## Recorded information
=-=-=-=-=

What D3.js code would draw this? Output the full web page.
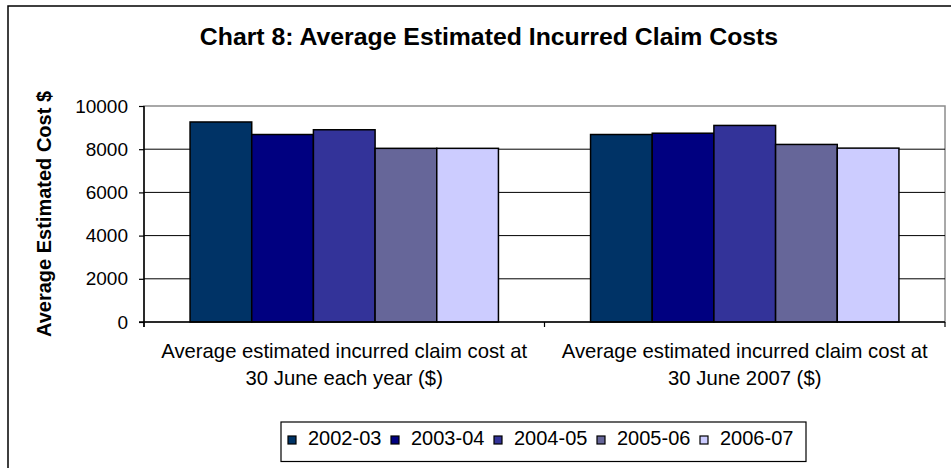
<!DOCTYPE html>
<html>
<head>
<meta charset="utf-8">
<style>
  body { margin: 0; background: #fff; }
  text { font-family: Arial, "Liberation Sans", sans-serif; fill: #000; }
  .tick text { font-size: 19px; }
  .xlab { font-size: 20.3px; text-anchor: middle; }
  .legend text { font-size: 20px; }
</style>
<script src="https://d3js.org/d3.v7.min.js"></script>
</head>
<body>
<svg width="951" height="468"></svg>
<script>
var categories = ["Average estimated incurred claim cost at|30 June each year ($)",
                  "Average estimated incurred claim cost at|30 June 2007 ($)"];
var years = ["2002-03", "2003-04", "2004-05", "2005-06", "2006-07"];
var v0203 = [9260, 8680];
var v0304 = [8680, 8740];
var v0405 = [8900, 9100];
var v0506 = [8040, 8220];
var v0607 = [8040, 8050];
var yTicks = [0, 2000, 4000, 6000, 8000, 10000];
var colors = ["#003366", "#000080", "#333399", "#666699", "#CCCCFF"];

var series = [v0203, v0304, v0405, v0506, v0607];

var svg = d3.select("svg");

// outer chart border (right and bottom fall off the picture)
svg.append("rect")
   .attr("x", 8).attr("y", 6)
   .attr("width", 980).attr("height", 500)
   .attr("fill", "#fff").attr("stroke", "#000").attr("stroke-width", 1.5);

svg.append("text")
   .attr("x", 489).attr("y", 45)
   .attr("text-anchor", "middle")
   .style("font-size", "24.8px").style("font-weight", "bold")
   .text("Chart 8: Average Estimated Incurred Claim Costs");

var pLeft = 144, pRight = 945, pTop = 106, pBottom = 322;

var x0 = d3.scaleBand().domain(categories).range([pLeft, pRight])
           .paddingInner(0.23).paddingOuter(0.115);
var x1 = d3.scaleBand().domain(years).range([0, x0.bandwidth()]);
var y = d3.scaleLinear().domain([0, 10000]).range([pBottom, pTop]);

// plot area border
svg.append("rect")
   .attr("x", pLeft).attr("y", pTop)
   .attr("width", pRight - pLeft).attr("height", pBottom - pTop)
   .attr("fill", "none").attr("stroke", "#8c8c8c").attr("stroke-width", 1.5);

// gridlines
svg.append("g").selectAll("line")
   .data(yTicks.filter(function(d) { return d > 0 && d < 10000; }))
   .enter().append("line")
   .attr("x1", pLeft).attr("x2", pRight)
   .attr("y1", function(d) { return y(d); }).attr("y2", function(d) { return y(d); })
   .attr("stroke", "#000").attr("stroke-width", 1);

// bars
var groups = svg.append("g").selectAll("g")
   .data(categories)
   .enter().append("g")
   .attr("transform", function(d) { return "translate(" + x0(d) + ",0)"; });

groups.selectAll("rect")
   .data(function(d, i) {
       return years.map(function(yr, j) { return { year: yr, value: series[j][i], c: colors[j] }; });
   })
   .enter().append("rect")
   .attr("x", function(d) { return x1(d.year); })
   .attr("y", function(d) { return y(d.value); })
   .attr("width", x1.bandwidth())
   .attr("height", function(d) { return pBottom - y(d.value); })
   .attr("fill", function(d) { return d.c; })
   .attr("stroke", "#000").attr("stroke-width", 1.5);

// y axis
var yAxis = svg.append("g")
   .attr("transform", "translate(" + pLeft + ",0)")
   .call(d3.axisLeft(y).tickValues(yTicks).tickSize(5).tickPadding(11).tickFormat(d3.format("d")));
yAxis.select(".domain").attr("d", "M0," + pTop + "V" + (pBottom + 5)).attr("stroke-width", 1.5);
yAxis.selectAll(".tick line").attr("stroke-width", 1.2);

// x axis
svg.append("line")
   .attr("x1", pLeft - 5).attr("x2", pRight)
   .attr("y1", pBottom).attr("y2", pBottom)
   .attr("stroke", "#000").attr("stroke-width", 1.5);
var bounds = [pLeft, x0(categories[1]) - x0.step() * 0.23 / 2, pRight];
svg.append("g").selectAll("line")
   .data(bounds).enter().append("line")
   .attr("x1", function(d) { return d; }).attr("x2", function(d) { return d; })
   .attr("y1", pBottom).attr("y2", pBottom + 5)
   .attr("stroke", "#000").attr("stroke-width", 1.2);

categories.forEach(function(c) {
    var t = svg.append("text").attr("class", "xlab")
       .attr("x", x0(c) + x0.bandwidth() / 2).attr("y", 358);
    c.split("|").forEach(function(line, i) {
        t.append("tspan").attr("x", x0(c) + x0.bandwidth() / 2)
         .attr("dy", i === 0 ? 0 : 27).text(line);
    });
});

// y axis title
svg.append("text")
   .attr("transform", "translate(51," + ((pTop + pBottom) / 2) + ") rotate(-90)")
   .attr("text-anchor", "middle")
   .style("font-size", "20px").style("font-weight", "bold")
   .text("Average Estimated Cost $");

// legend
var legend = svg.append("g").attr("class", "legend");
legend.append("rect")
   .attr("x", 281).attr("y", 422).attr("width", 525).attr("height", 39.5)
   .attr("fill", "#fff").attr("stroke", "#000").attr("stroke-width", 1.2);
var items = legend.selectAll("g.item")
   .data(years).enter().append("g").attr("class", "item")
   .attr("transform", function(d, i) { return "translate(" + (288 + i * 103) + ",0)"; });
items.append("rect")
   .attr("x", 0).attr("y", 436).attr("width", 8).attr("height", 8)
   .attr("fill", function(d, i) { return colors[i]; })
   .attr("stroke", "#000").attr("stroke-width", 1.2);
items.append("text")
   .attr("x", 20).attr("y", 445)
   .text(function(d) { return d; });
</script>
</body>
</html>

=-=-=-=-=

## Your instructions
Repeat the data exactly, dropping every picture it holds.

## Response
What D3.js code would draw this? Output the full web page.
<!DOCTYPE html>
<html>
<head>
<meta charset="utf-8">
<style>
  body { margin: 0; background: #fff; }
  text { font-family: Arial, "Liberation Sans", sans-serif; fill: #000; }
  .tick text { font-size: 19px; }
  .xlab { font-size: 20.3px; text-anchor: middle; }
  .legend text { font-size: 20px; }
</style>
<script src="https://d3js.org/d3.v7.min.js"></script>
</head>
<body>
<svg width="951" height="468"></svg>
<script>
var categories = ["Average estimated incurred claim cost at|30 June each year ($)",
                  "Average estimated incurred claim cost at|30 June 2007 ($)"];
var years = ["2002-03", "2003-04", "2004-05", "2005-06", "2006-07"];
var v0203 = [9260, 8680];
var v0304 = [8680, 8740];
var v0405 = [8900, 9100];
var v0506 = [8040, 8220];
var v0607 = [8040, 8050];
var yTicks = [0, 2000, 4000, 6000, 8000, 10000];
var colors = ["#003366", "#000080", "#333399", "#666699", "#CCCCFF"];

var series = [v0203, v0304, v0405, v0506, v0607];

var svg = d3.select("svg");

// outer chart border (right and bottom fall off the picture)
svg.append("rect")
   .attr("x", 8).attr("y", 6)
   .attr("width", 980).attr("height", 500)
   .attr("fill", "#fff").attr("stroke", "#000").attr("stroke-width", 1.5);

svg.append("text")
   .attr("x", 489).attr("y", 45)
   .attr("text-anchor", "middle")
   .style("font-size", "24.8px").style("font-weight", "bold")
   .text("Chart 8: Average Estimated Incurred Claim Costs");

var pLeft = 144, pRight = 945, pTop = 106, pBottom = 322;

var x0 = d3.scaleBand().domain(categories).range([pLeft, pRight])
           .paddingInner(0.23).paddingOuter(0.115);
var x1 = d3.scaleBand().domain(years).range([0, x0.bandwidth()]);
var y = d3.scaleLinear().domain([0, 10000]).range([pBottom, pTop]);

// plot area border
svg.append("rect")
   .attr("x", pLeft).attr("y", pTop)
   .attr("width", pRight - pLeft).attr("height", pBottom - pTop)
   .attr("fill", "none").attr("stroke", "#8c8c8c").attr("stroke-width", 1.5);

// gridlines
svg.append("g").selectAll("line")
   .data(yTicks.filter(function(d) { return d > 0 && d < 10000; }))
   .enter().append("line")
   .attr("x1", pLeft).attr("x2", pRight)
   .attr("y1", function(d) { return y(d); }).attr("y2", function(d) { return y(d); })
   .attr("stroke", "#000").attr("stroke-width", 1);

// bars
var groups = svg.append("g").selectAll("g")
   .data(categories)
   .enter().append("g")
   .attr("transform", function(d) { return "translate(" + x0(d) + ",0)"; });

groups.selectAll("rect")
   .data(function(d, i) {
       return years.map(function(yr, j) { return { year: yr, value: series[j][i], c: colors[j] }; });
   })
   .enter().append("rect")
   .attr("x", function(d) { return x1(d.year); })
   .attr("y", function(d) { return y(d.value); })
   .attr("width", x1.bandwidth())
   .attr("height", function(d) { return pBottom - y(d.value); })
   .attr("fill", function(d) { return d.c; })
   .attr("stroke", "#000").attr("stroke-width", 1.5);

// y axis
var yAxis = svg.append("g")
   .attr("transform", "translate(" + pLeft + ",0)")
   .call(d3.axisLeft(y).tickValues(yTicks).tickSize(5).tickPadding(11).tickFormat(d3.format("d")));
yAxis.select(".domain").attr("d", "M0," + pTop + "V" + (pBottom + 5)).attr("stroke-width", 1.5);
yAxis.selectAll(".tick line").attr("stroke-width", 1.2);

// x axis
svg.append("line")
   .attr("x1", pLeft - 5).attr("x2", pRight)
   .attr("y1", pBottom).attr("y2", pBottom)
   .attr("stroke", "#000").attr("stroke-width", 1.5);
var bounds = [pLeft, x0(categories[1]) - x0.step() * 0.23 / 2, pRight];
svg.append("g").selectAll("line")
   .data(bounds).enter().append("line")
   .attr("x1", function(d) { return d; }).attr("x2", function(d) { return d; })
   .attr("y1", pBottom).attr("y2", pBottom + 5)
   .attr("stroke", "#000").attr("stroke-width", 1.2);

categories.forEach(function(c) {
    var t = svg.append("text").attr("class", "xlab")
       .attr("x", x0(c) + x0.bandwidth() / 2).attr("y", 358);
    c.split("|").forEach(function(line, i) {
        t.append("tspan").attr("x", x0(c) + x0.bandwidth() / 2)
         .attr("dy", i === 0 ? 0 : 27).text(line);
    });
});

// y axis title
svg.append("text")
   .attr("transform", "translate(51," + ((pTop + pBottom) / 2) + ") rotate(-90)")
   .attr("text-anchor", "middle")
   .style("font-size", "20px").style("font-weight", "bold")
   .text("Average Estimated Cost $");

// legend
var legend = svg.append("g").attr("class", "legend");
legend.append("rect")
   .attr("x", 281).attr("y", 422).attr("width", 525).attr("height", 39.5)
   .attr("fill", "#fff").attr("stroke", "#000").attr("stroke-width", 1.2);
var items = legend.selectAll("g.item")
   .data(years).enter().append("g").attr("class", "item")
   .attr("transform", function(d, i) { return "translate(" + (288 + i * 103) + ",0)"; });
items.append("rect")
   .attr("x", 0).attr("y", 436).attr("width", 8).attr("height", 8)
   .attr("fill", function(d, i) { return colors[i]; })
   .attr("stroke", "#000").attr("stroke-width", 1.2);
items.append("text")
   .attr("x", 20).attr("y", 445)
   .text(function(d) { return d; });
</script>
</body>
</html>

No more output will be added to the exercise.